Google Chrome To Brutally Take Down Plugins Built On NPAPI Architecture From Jan 2014

Google Chrome has long endured the shortcomings like Browser crashes, hangs, security incidents, and code complexity due to the plug-ins that were based on the NPAPI architecture. As a permanent solution to this problem, Google has decided to completely remove support for the NPAPI's 90s-era architecture. The news got confirmed when Justin Schuh, a Google Chrome security engineer declared in a blog post saying, "Chrome will be phasing out NPAPI support over the coming year." First developed for Netscape, NPAPI (Netscape Plug-in Application Programming Interface) has long been the most popular plug-in architecture, supported by browsers like Mozilla Firefox, Google Chrome, Apple Safari, Opera and Konqueror.


This move just goes to say that the vulnerabilities faced by Google Chrome due to the presence of these browser plug-ins that quietly install malware on computers when users visit compromised or malicious websites, will be completly removed.
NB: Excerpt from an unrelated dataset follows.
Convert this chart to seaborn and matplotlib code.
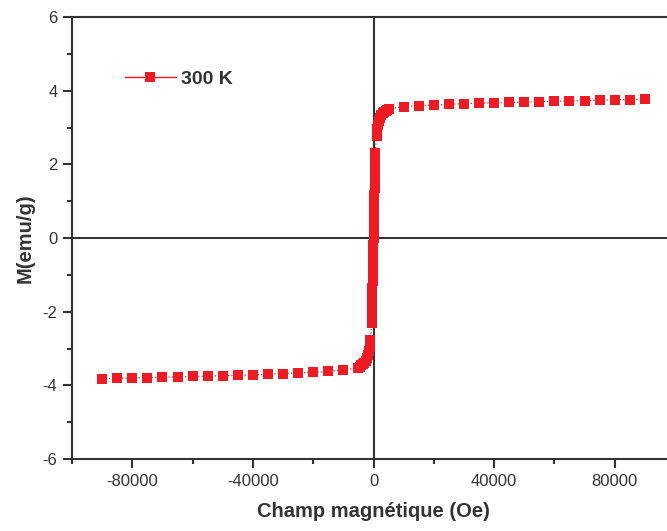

The company said it will "temporarily whitelist" these popular plug-ins on Chrome to run through NPAPI starting in January 2014. So, the list of the famous plugins that are getting affected include -
  • Silverlight
  • Unity
  • Google Earth
  • Java
  • Google Talk
  • Facebook Video
And of that list of most-popular NPAPI plug-ins, Java is already blocked by default for security reasons. Microsoft chose to enable Flash Player in Windows 8 through an exceptional procedure. Let us know what are your views on this move.


  • Jibak Baksi
    Jibak Baksi
    Just to share my latest findings on this topic:

    Justin Schuh, also revealed in his blog, that Mozilla strategies to start blocking NPAPI plug-ins by default on and from December 2013 once the release of Firefox 26 is kick started.

    Mozilla has already prohibited some archaic plug-ins that pose a high level of security risk and in January, broadcasted plans to block all plug-ins except for the most contemporary version of Flash Player once its effort on the click-to-play user interface is thorough. The Firefox click-to-play enhancement is still in beta testing phases and can only be facilitated currently by retrieving the browser's advanced “about:config” preferences.

    It's not yet obvious whether Mozilla also aims at absolute withdrawal of support for NPAPI plug-ins from Firefox in the coming years. A representative, upon questioning, was not able to immediately elucidate the status quo.